Shakira wrote the lyrics to "¿Dónde Estás, Corazón?", re-claiming creative control over her music after not being taken seriously as a songwriter by her label in her two first albums.

== Release ==
The song was originally included on the compilation album Nuestro Rock Volumen II (English: Our Rock Volume II), released in 1994 in her homeland Colombia. The various artists compilation album was a joint project between Colombian radio station Radioactiva and Sony Music Colombia. The song turned out to be the only hit of the whole album, becoming one of the most requested songs on Colombian radio and topping the Radioactiva Top 40 chart. A music video was shot to further promote the project, which was directed by Oscar Azula and Julian Torres. This meant her breakthrough in Colombia. Due to the success of the song, Sony Music Colombia decided to partner Shakira with Luis Fernando Ochoa one more time to co-write a whole body of work. The song was included on Shakira's album Pies Descalzos, and served as the second single when it was re-released in 1996 throughout Latin America. A new music video was shot and released. The song was remixed on The Remixes (1997) and was featured on Shakira's greatest hits CD Grandes Éxitos (2002).

== Reception and commercial performance ==
Shakira and Luis Fernando Ochoa, her co-writer, earned the American Society of Composers, Authors and Publishers award for Pop/Contemporary Song in 1997 for "¿Dónde Estás Corazón?". In 2016, Revista Central listed the song as one of Shakira's seven best singles.

The 1994 physical single release sold over 15,000 copies in Colombia.

==Music videos==
The original music video was directed by Oscar Azula and Julian Torres. This video shows Shakira performing the song in black and white, and later shows her in color dancing with a silver dress. This video was premiered in Colombia only and stopped being distributed after the second music video was released.

A second music video, directed by Gustavo Garzón, shows various scenes of Shakira holding photos, sitting in a red chair, singing in the rain, and shows other people in different scenes. This video was released in Latin America as part of the promotion of Pies Descalzos.

==Personnel==
Credits adapted from the liner notes of Nuestro Rock Volumen II.

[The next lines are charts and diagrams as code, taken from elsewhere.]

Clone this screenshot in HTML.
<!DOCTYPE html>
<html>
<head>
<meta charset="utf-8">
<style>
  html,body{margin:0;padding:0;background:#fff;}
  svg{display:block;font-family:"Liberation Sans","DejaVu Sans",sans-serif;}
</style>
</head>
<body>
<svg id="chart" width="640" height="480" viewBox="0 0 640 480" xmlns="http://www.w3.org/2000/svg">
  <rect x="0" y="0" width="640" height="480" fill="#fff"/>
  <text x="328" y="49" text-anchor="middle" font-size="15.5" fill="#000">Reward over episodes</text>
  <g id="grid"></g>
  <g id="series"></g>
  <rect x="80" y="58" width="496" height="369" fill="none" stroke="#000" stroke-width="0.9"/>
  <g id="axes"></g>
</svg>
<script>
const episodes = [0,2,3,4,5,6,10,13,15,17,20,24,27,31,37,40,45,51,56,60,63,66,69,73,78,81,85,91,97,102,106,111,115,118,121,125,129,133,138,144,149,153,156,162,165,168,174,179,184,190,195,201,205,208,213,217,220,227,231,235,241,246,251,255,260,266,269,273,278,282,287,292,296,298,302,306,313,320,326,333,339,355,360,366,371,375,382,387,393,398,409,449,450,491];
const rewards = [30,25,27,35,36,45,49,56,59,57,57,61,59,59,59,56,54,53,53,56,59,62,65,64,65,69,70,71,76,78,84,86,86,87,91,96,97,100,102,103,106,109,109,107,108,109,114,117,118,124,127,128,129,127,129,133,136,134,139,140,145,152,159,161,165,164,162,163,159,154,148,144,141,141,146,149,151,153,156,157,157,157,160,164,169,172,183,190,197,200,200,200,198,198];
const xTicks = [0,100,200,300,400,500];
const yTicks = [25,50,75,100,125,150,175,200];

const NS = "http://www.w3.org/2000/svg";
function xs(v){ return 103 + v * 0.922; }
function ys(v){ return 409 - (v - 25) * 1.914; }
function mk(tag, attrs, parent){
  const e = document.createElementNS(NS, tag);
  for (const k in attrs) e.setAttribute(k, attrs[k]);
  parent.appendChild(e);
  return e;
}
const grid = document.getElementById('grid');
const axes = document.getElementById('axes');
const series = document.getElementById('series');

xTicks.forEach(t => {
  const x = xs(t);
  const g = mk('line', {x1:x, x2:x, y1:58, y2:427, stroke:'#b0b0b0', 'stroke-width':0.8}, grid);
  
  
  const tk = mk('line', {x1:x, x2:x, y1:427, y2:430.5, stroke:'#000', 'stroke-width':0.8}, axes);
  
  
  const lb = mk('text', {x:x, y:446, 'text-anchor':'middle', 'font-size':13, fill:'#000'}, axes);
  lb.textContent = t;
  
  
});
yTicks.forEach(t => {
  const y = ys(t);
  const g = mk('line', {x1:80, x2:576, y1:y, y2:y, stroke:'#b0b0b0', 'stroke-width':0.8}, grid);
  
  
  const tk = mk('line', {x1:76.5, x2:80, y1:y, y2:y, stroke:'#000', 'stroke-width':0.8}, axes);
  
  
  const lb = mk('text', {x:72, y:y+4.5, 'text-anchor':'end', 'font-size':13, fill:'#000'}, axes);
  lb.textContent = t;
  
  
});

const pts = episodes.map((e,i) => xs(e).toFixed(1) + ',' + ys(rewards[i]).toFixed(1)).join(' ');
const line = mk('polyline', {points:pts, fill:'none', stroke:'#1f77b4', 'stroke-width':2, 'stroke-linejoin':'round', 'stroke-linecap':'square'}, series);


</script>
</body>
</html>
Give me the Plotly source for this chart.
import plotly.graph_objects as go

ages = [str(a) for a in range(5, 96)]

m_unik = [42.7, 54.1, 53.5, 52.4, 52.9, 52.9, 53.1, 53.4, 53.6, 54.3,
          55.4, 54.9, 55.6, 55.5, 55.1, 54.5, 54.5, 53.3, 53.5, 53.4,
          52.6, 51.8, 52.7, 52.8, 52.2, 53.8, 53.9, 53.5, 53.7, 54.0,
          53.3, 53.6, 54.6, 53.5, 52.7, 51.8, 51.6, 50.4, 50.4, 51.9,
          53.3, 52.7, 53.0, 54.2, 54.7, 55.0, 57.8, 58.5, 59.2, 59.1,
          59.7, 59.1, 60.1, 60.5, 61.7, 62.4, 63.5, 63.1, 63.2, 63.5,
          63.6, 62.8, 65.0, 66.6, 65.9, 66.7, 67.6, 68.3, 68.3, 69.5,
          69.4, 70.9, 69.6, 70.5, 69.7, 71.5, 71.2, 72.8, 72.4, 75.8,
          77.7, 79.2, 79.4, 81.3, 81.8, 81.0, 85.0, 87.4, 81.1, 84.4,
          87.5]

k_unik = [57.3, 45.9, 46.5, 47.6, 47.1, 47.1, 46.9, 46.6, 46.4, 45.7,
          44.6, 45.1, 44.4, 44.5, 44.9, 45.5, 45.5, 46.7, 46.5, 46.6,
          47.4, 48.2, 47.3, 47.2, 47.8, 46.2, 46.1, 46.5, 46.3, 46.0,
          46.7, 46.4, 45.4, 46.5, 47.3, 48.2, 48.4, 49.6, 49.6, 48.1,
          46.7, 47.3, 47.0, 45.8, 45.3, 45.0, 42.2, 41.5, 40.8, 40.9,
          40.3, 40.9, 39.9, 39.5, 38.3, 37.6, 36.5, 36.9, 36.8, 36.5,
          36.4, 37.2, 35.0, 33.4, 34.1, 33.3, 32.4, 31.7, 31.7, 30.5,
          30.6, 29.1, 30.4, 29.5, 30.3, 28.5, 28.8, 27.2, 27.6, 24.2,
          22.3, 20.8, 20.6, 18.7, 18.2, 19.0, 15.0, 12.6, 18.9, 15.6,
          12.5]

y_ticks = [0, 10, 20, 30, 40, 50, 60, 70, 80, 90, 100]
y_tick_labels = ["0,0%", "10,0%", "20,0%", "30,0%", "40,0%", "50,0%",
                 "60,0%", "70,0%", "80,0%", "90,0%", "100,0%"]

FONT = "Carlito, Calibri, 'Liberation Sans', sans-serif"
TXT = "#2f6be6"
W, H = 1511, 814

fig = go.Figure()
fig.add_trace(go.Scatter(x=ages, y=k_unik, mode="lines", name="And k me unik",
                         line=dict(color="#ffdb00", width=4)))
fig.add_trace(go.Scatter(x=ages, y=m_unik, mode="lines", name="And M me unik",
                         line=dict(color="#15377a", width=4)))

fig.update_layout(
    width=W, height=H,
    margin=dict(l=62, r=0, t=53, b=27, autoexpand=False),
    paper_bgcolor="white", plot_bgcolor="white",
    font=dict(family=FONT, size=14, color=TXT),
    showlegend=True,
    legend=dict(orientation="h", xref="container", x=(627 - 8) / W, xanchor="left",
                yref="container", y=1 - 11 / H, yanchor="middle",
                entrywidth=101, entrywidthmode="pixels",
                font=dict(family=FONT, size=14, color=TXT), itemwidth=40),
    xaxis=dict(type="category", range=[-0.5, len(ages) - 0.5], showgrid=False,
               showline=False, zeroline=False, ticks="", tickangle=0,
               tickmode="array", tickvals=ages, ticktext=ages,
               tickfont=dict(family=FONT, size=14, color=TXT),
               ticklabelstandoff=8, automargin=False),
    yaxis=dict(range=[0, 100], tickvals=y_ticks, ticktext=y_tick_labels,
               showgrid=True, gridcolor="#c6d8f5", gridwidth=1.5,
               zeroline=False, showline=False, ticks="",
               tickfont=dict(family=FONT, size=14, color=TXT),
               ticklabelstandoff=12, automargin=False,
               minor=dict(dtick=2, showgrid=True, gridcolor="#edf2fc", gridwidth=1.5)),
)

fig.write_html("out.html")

- Shakira – lead vocals, songwriter, backing vocals
- Luis Fernando Ochoa – songwriter, acoustic guitar, electric guitar, harmonica, bass, keyboard, programming
- Camilo Montilla – piano
- José Gaviria – backing vocals
- Andrea Piñeros – backing vocals
- J. Antonio Castillo – mixing

==Charts==

| Chart (1996) | Peak position |
|---|---|
| El Salvador (UPI) | 6 |
| US Hot Latin Songs (Billboard) | 5 |
| US Latin Pop Airplay (Billboard) | 3 |

==Certifications==

| Region | Certification | Certified units/sales |
| Mexico (AMPROFON) | 4× Platinum+Gold | 270,000^{‡} |
^{‡} Sales+streaming figures based on certification alone.